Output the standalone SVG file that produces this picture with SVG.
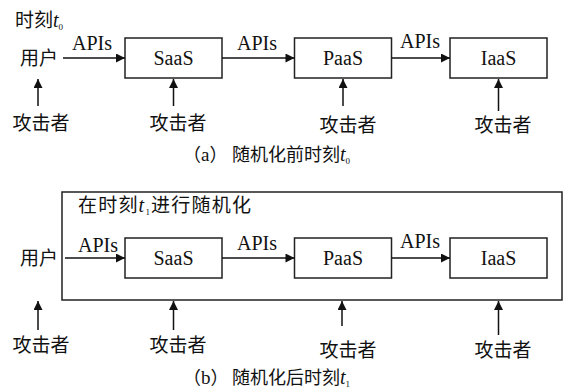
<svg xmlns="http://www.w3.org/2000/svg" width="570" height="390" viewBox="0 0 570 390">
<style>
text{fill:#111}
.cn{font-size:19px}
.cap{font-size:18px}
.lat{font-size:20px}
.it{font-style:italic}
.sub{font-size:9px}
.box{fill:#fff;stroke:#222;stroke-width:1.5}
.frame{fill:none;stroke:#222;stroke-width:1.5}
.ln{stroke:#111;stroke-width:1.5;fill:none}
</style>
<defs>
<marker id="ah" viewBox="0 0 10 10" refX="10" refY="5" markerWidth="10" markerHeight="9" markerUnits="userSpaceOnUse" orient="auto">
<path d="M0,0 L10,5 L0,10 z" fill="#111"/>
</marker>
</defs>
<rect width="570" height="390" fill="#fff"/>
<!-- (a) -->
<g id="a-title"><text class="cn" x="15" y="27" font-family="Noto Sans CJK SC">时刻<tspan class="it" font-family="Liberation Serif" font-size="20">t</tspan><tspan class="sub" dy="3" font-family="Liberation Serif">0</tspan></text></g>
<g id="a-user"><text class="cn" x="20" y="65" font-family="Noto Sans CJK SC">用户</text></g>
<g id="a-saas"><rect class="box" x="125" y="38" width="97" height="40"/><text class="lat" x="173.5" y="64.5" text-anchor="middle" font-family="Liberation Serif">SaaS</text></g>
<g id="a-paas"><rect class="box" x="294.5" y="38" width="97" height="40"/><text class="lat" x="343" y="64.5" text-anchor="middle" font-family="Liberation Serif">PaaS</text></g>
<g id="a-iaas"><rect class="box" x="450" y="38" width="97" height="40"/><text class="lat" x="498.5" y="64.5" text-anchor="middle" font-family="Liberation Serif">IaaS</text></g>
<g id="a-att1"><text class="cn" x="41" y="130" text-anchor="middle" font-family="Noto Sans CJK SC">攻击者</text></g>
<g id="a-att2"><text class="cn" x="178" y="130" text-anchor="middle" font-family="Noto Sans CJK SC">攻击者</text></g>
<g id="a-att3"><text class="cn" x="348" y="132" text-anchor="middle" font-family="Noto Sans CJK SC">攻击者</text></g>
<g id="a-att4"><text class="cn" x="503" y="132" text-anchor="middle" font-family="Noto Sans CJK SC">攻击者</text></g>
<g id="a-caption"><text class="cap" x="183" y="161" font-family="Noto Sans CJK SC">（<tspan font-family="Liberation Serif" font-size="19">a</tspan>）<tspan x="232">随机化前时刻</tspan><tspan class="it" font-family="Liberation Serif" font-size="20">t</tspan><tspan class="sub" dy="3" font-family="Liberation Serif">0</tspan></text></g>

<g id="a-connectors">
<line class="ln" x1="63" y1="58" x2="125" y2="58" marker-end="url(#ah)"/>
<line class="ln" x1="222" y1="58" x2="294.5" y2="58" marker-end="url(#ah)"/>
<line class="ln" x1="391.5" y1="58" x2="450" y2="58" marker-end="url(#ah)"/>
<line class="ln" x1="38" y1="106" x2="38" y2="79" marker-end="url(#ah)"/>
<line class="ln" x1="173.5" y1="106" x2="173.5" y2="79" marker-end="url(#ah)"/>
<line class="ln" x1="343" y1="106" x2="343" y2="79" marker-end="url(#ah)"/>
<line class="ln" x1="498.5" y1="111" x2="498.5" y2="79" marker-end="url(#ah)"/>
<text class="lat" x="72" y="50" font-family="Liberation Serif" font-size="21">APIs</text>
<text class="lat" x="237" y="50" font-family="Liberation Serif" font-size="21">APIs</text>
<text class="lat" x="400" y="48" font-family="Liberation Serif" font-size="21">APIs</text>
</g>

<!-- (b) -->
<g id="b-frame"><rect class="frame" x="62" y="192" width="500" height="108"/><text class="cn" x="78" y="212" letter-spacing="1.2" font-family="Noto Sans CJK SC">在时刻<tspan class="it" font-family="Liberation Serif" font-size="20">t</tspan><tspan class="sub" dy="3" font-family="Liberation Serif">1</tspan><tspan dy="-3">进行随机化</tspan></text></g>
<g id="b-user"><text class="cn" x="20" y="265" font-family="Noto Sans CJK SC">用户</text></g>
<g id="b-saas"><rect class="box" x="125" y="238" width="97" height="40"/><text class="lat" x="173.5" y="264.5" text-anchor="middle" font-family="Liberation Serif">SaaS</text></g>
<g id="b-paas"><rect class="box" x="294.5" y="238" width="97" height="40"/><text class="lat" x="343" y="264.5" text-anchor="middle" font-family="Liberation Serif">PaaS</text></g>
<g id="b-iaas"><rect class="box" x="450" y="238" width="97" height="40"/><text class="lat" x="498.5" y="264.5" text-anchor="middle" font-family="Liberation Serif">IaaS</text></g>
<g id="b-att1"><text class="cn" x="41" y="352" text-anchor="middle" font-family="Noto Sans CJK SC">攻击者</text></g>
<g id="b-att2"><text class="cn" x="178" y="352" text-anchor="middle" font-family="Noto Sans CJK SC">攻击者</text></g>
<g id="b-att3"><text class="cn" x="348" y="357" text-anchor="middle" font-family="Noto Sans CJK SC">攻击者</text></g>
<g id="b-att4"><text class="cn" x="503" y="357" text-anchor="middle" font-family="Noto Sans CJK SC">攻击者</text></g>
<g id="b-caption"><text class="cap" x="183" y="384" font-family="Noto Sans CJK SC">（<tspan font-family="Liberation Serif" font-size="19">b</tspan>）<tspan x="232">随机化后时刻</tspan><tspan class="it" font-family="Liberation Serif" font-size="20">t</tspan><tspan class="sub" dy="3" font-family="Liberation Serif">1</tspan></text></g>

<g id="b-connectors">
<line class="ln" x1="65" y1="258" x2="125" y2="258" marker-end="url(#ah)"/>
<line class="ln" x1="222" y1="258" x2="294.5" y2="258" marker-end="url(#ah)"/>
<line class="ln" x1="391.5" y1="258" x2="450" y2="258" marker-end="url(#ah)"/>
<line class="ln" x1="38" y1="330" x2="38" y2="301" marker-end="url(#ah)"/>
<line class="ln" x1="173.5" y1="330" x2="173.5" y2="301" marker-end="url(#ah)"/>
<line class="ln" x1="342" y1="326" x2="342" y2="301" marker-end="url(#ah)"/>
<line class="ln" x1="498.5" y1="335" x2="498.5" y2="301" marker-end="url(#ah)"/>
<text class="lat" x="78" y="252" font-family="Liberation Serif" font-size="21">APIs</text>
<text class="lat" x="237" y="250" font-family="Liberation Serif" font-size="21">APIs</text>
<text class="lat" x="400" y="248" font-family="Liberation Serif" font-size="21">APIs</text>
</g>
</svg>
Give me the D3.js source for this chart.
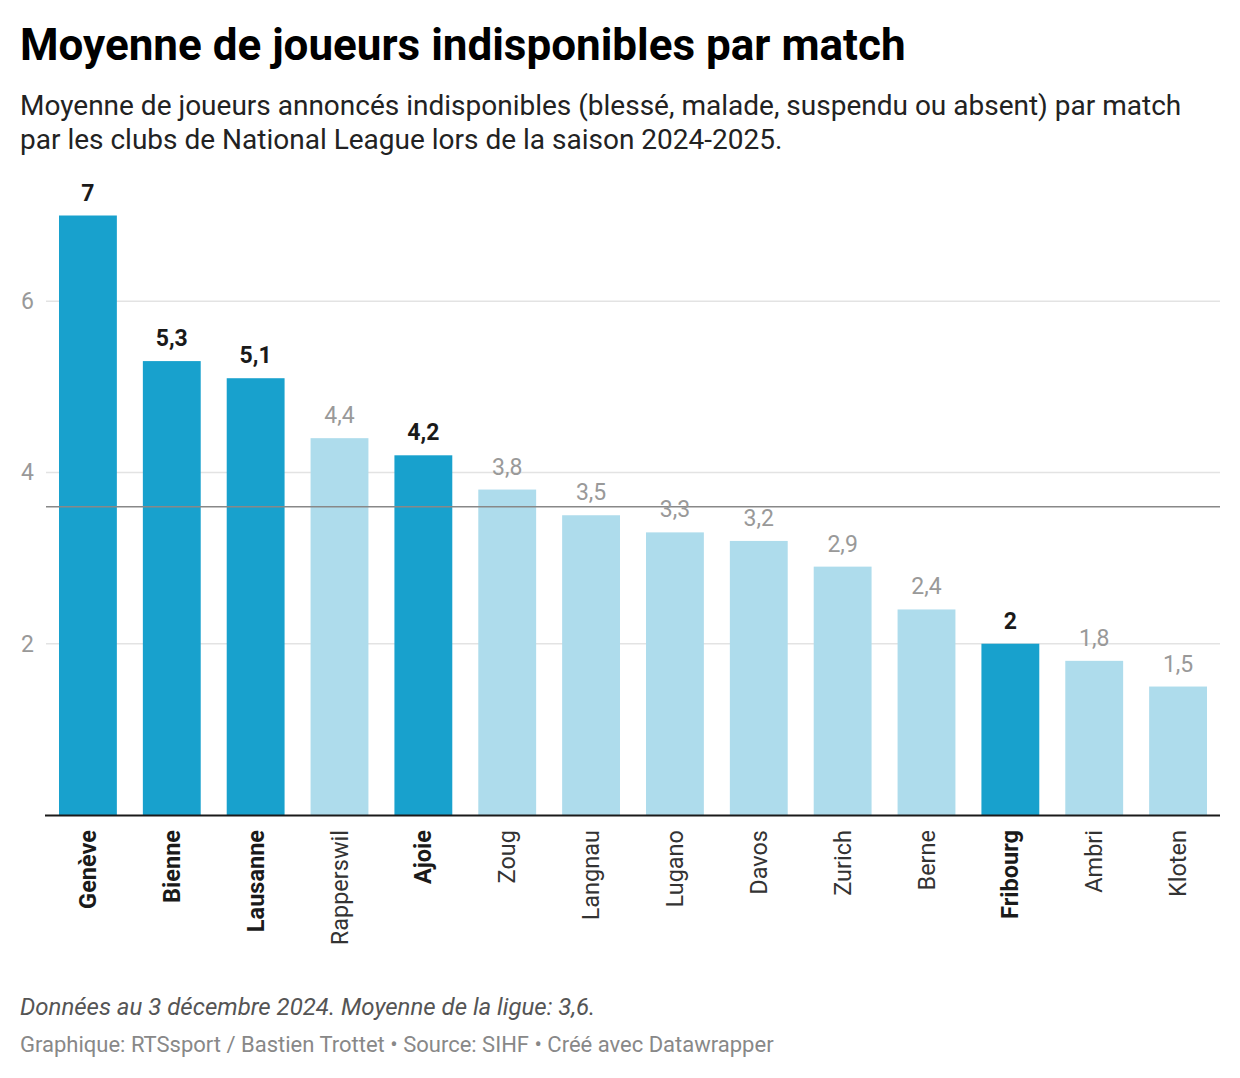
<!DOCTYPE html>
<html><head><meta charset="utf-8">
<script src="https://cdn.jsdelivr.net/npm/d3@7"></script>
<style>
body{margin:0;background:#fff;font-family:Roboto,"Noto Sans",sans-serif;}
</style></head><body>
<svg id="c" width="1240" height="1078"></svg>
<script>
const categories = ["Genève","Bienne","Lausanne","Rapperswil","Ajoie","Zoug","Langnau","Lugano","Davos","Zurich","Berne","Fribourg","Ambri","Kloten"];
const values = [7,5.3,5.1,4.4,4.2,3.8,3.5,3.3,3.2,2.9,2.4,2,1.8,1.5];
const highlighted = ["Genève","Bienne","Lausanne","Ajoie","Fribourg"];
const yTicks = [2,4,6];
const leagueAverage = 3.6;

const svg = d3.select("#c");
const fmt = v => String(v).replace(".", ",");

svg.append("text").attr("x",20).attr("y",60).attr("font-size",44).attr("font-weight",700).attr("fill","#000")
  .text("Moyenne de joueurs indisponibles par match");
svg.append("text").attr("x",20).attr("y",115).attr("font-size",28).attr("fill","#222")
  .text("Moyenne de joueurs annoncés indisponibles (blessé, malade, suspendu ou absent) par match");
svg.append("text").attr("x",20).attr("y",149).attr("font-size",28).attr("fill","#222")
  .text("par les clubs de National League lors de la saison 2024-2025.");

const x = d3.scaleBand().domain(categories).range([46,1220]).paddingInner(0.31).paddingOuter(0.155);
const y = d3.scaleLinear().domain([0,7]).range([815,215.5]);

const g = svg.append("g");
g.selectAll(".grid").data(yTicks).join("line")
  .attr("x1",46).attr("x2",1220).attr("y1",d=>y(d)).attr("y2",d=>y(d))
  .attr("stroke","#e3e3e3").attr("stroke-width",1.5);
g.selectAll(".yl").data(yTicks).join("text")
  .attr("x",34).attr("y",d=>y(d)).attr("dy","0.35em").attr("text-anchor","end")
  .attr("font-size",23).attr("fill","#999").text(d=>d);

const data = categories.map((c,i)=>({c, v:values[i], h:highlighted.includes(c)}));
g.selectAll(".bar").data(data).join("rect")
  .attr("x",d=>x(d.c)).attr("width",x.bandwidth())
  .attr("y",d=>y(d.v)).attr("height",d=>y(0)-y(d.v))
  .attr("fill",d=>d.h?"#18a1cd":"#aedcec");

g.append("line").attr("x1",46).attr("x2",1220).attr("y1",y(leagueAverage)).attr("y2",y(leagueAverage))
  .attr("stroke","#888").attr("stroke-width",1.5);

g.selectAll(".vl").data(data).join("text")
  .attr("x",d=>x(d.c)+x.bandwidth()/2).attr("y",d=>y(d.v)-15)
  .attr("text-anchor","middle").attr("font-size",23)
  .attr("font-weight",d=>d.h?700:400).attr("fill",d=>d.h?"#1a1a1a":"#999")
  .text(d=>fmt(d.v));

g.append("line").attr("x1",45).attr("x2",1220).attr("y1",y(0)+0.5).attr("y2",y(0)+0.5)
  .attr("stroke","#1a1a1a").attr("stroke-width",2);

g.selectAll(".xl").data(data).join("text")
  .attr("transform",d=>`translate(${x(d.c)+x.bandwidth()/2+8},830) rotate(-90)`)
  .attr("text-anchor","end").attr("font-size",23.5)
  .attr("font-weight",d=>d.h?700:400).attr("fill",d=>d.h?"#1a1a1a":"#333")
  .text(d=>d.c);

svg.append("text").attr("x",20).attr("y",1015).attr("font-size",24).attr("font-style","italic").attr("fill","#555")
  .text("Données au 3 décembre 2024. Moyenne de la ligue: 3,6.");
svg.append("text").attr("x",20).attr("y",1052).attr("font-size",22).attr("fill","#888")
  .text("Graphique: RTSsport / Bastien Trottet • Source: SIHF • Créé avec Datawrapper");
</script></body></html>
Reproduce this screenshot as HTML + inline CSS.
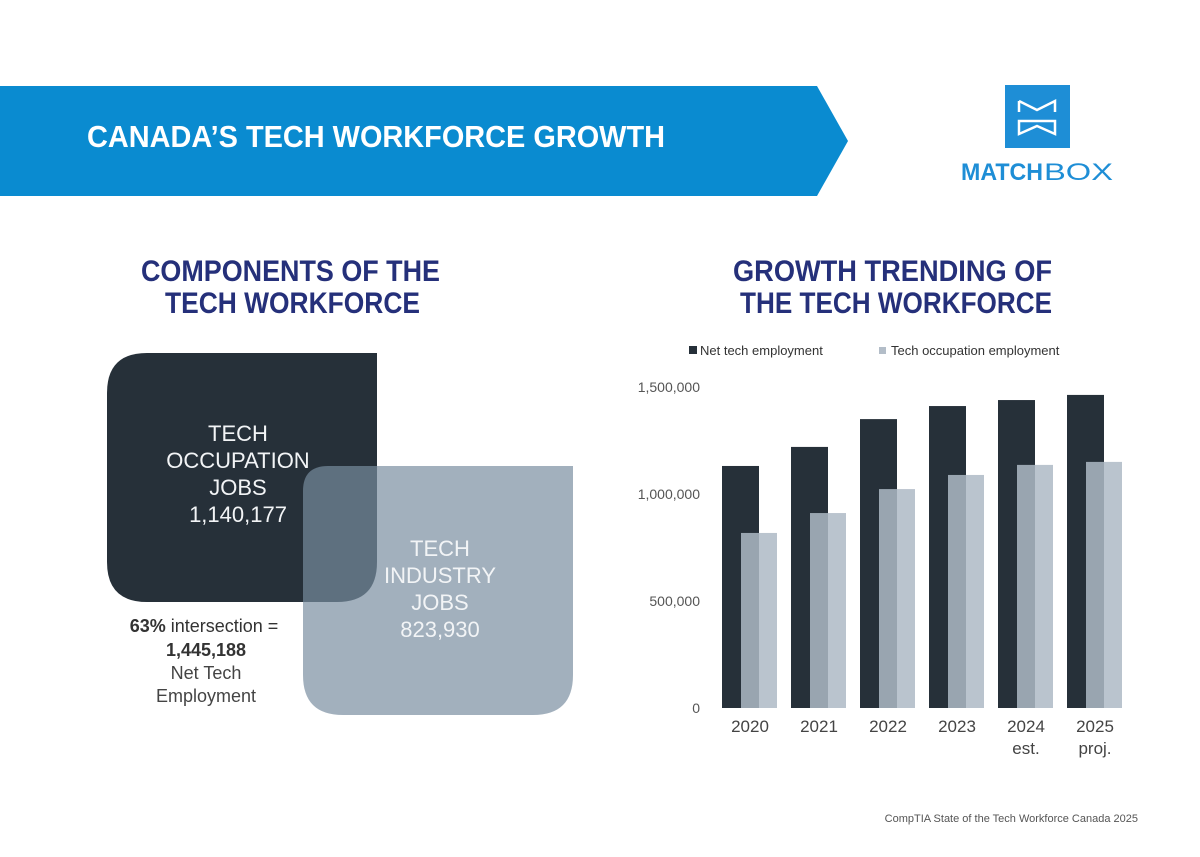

- [DIRECTION] Only the lines from "Give me the D3.js source for this chart." through "const fmt = v" should appear in your output, copied exactly with both end lines, and with no pictures.

- [TASK RESPONSE]
Give me the D3.js source for this chart.
<!DOCTYPE html>
<html><head><meta charset="utf-8">
<script src="https://cdn.jsdelivr.net/npm/d3@7"></script>
<style>
body{margin:0;background:#fff;font-family:Roboto,"Noto Sans",sans-serif;}
</style></head><body>
<svg id="c" width="1240" height="1078"></svg>
<script>
const categories = ["Genève","Bienne","Lausanne","Rapperswil","Ajoie","Zoug","Langnau","Lugano","Davos","Zurich","Berne","Fribourg","Ambri","Kloten"];
const values = [7,5.3,5.1,4.4,4.2,3.8,3.5,3.3,3.2,2.9,2.4,2,1.8,1.5];
const highlighted = ["Genève","Bienne","Lausanne","Ajoie","Fribourg"];
const yTicks = [2,4,6];
const leagueAverage = 3.6;

const svg = d3.select("#c");
const fmt = v => String(v).replace(".", ",");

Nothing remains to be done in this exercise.